Chrissie Hynde, Dan Auerbach shine on Pretenders' 'Alone'
Chrissie Hynde has been quite active recently. In the past two years, the lead singer and leader of (whoever she decides are currently) the Pretenders released her first solo album, "Stockholm," and her memoir, "Reckless: My Life as a Pretender," which stirred some controversy over her comments about her rape.
Now, eight years after rustic rock of "Break Up the Concrete," Hynde revives the Pretenders with assistance from Black Keys singer and guitarist and fellow Akronite Dan Auerbach. The Firestone High School hall of famers, who once bonded at a music festival over the old O'Neil's Department Store jingle, have joined forces for "Alone," a rollicking collection of tunes that meshes the hallmarks of both artists.
Originally intended to be the follow-up to the solid "Stockholm," it became a Pretenders album during the recording process. While "Stockholm," recorded and produced with Swedish musicians Bjorn Yttling and Joakim Ahlund, was mostly filled with polite grooves and lightly rocking guitars, "Alone" is a louder, looser collection and a full-on Auerbach production, recorded at his Easy Eye Studios in Nashville.
Like "Break Up the Concrete," which also had a live feel, "Alone" features the Grammy-winning producer's signature analog, old-school sound, similar to the Black Keys' Brothers and El Camino. Auerbach digs into his producer's trick bag, using a variety of hard-panned vintage keyboards, blues-infused, crunchy fuzz guitars filling the spaces between chords, big grooving drums on the uptempo tunes, round thumping bass and, of course, plenty of reverb.
The band includes several first-call Nashville studio musicians who have names like Johnny Cash and Blake Shelton on their resumes. There's an appearance by the twang bar king Duane Eddy, along with a few of Auerbach's cohorts in his side band The Arcs, specifically Leon Michaels and Richard Swift, the latter of whom co-wrote "Alone." And, of course, the whole shebang sounds like it was recorded live-to-tape in the same room.
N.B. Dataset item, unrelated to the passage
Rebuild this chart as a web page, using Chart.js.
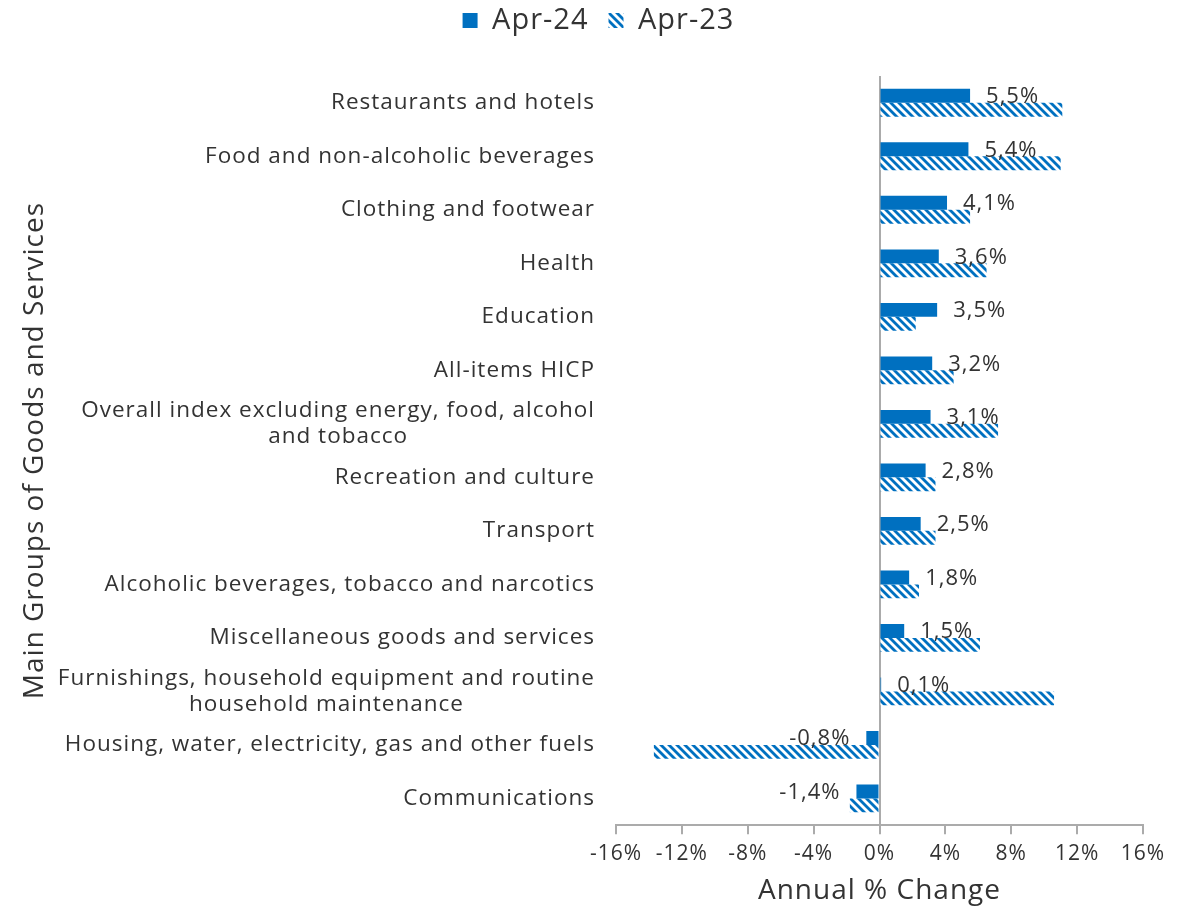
<!DOCTYPE html>
<html>
<head>
<meta charset="utf-8">
<script src="https://cdn.jsdelivr.net/npm/chart.js@4"></script>
<style>
  body { margin: 0; background: #fff; }
  #wrap { width: 1196px; height: 906px; }
</style>
</head>
<body>
<div id="wrap"><canvas id="canvas"></canvas></div>
<script>
const categories = [
  ['Restaurants and hotels'],
  ['Food and non-alcoholic beverages'],
  ['Clothing and footwear'],
  ['Health'],
  ['Education'],
  ['All-items HICP'],
  ['Overall index excluding energy, food, alcohol', 'and tobacco'],
  ['Recreation and culture'],
  ['Transport'],
  ['Alcoholic beverages, tobacco and narcotics'],
  ['Miscellaneous goods and services'],
  ['Furnishings, household equipment and routine', 'household maintenance'],
  ['Housing, water, electricity, gas and other fuels'],
  ['Communications']
];
const apr24 = [5.5, 5.4, 4.1, 3.6, 3.5, 3.2, 3.1, 2.8, 2.5, 1.8, 1.5, 0.1, -0.8, -1.4];
const apr23 = [11.1, 11.0, 5.5, 6.5, 2.2, 4.5, 7.2, 3.4, 3.4, 2.4, 6.1, 10.6, -13.7, -1.8];
const seriesNames = ['Apr-24', 'Apr-23'];
const xTicks = [-16, -12, -8, -4, 0, 4, 8, 12, 16];

const blue = '#0070C0';
const textCol = '#333333';
const fontFam = '"Open Sans", sans-serif';

// diagonal hatch for Apr-23
function hatch() {
  const c = document.createElement('canvas');
  c.width = 8; c.height = 8;
  const g = c.getContext('2d');
  g.fillStyle = blue;
  g.fillRect(0, 0, 8, 8);
  g.strokeStyle = '#fff';
  g.lineWidth = 2.8;
  for (let x0 = -8; x0 <= 8; x0 += 8) {
    g.beginPath();
    g.moveTo(x0 - 1, -1);
    g.lineTo(x0 + 9, 9);
    g.stroke();
  }
  return g.createPattern(c, 'repeat');
}

const labelsPlugin = {
  id: 'customLabels',
  beforeInit(chart) {
    const fit = chart.legend.fit;
    chart.legend.fit = function () {
      fit.bind(chart.legend)();
      this.height += 31;
    };
  },
  beforeUpdate(chart) {
    chart.ctx.letterSpacing = '1px';
  },
  afterLayout(chart) {
    // centre legend on the page rather than the padded box
    chart.legend.left += 23;
    chart.legend.right += 23;
  },
  beforeDraw(chart) {
    chart.ctx.letterSpacing = '1px';
  },
  afterDraw(chart) {
    const ctx = chart.ctx;
    const area = chart.chartArea;
    const yScale = chart.scales.y;
    ctx.save();
    ctx.fillStyle = textCol;
    ctx.font = '22.5px ' + fontFam;
    ctx.textBaseline = 'middle';
    // category labels, right aligned block, lines centred
    categories.forEach((lines, i) => {
      const yc = yScale.getPixelForTick(i);
      const right = area.left - 21;
      const w = Math.max(...lines.map(l => ctx.measureText(l).width));
      const lh = 26;
      lines.forEach((l, j) => {
        ctx.textAlign = 'center';
        ctx.fillText(l, right - w / 2, yc + (j - (lines.length - 1) / 2) * lh);
      });
    });
    // value labels for Apr-24
    ctx.font = '22px ' + fontFam;
    const meta = chart.getDatasetMeta(0);
    meta.data.forEach((bar, i) => {
      const v = apr24[i];
      const txt = v.toFixed(1).replace('.', ',') + '%';
      if (v >= 0) {
        ctx.textAlign = 'left';
        ctx.fillText(txt, bar.x + 16, bar.y + 1);
      } else {
        ctx.textAlign = 'right';
        ctx.fillText(txt, bar.x - 16, bar.y + 1);
      }
    });
    ctx.restore();
  }
};

const ctx = document.getElementById('canvas').getContext('2d');
const myChart = new Chart(ctx, {
  type: 'bar',
  data: {
    labels: categories.map(c => c.join(' ')),
    datasets: [{
      label: seriesNames[0],
      data: apr24,
      backgroundColor: blue,
      categoryPercentage: 0.52,
      barPercentage: 1
    }, {
      label: seriesNames[1],
      data: apr23,
      backgroundColor: hatch(),
      borderWidth: 0,
      categoryPercentage: 0.52,
      barPercentage: 1
    }]
  },
  options: {
    indexAxis: 'y',
    responsive: true,
    maintainAspectRatio: false,
    animation: false,
    layout: {
      padding: { left: 8, right: 53, top: -14, bottom: -2 }
    },
    scales: {
      x: {
        min: -16,
        max: 16,
        afterBuildTicks(scale) {
          scale.ticks = xTicks.map(v => ({ value: v }));
        },
        grid: {
          color: c => (c.tick && c.tick.value === 0) ? '#ababab' : 'transparent',
          tickColor: '#ababab',
          tickLength: 9,
          lineWidth: 2
        },
        border: { display: true, color: '#ababab', width: 2 },
        ticks: {
          color: textCol,
          font: { family: fontFam, size: 21 },
          padding: 7,
          maxRotation: 0,
          callback: v => v + '%'
        },
        title: {
          display: true,
          text: 'Annual % Change',
          color: textCol,
          font: { family: fontFam, size: 28 },
          padding: { top: 1, bottom: 0 }
        }
      },
      y: {
        grid: { display: false },
        border: { display: false },
        ticks: { display: false },
        afterFit(scale) {
          scale.width = 608;
        },
        title: {
          display: true,
          text: 'Main Groups of Goods and Services',
          color: textCol,
          font: { family: fontFam, size: 28 },
          padding: { top: 10, bottom: 0 }
        }
      }
    },
    plugins: {
      legend: {
        display: true,
        position: 'top',
        labels: {
          color: textCol,
          font: { family: fontFam, size: 29 },
          boxWidth: 15,
          boxHeight: 15,
          padding: 20
        }
      },
      tooltip: { enabled: false }
    }
  },
  plugins: [labelsPlugin]
});
</script>
</body>
</html>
Auerbach, his crew and Hynde do a fine job of matching her library of vocal styles to the music, and her voice has found new life since she quit smoking a few years ago. Hynde recorded her vocals in a short 48 hours, leaving no time to record backing vocals, adding to the loose, natural feel.
Hynde gives fans what they want in the '70s Rolling Stones-flavored album opener, title track and likely concert opener, which finds Chrissie in sing and speak Lou Reed mode touting the joys of autonomy. "Nobody tells me I can't, nobody tells me I shan't, no one to say you're doing it wrong, I'm at my best, I'm where I belong, Alone, I like it!" she sings in that sassy, confident "eff off" tone.
"Roadie Man" praises the hard-working, often black-panted road dogs who take "music to people" over a Booker T & The MG's-esque groove, while a cooing Hynde reminds us all that "whatever happens on the bus, stays on the bus."
Auerbach and the band push the rock on tunes such as the sub-three-minute stomper "Gotta Wait," and then everyone gets into a slinky groove on the surefire soon-to-be-on-91.3-The-Summit "We'll Never Be Together," featuring Eddy.
While "tough rock chick" has long been Hynde's raison d'etre and she's not known as sentimental, she's always had a way with a ballad, and the latter half of the 11-track album gives those skills room.
She's inviting and seductive on the pedal-steel laced "Let's Get Lost," co-written by Amanda Ghost (Beyonce, James Blunt) and Dave McCracken (Alicia Keys, John Legend). She tenderly works her trademark vibrato on "Blue Eyed Sky" over a simmering shuffle, and plays the torch singer on the vaguely "Latin One More Day."
On "I Hate Myself" Hynde sounds like a nihilistic '50s girl group singer after a few Quaaludes and a bottle of cheap wine: "I deserve the worst, my heart is gonna burst, so validate me, hate me where it hurts," she sings dramatically.
At 65, Hynde can still bring the middle-finger-to-the-world attitude, along with the tenderness on command, that infused the Pretenders' first two albums and solidified her image more than 35 years ago. While her songwriting abilities never left and her voice is strong, some of the late '90s and early aughts material was a bit staid sonically.
With Auerbach behind the board, and a band of talented "real people playing real instruments" clearly inspiring her, "Alone" stands out as the best of latter-day Pretenders records.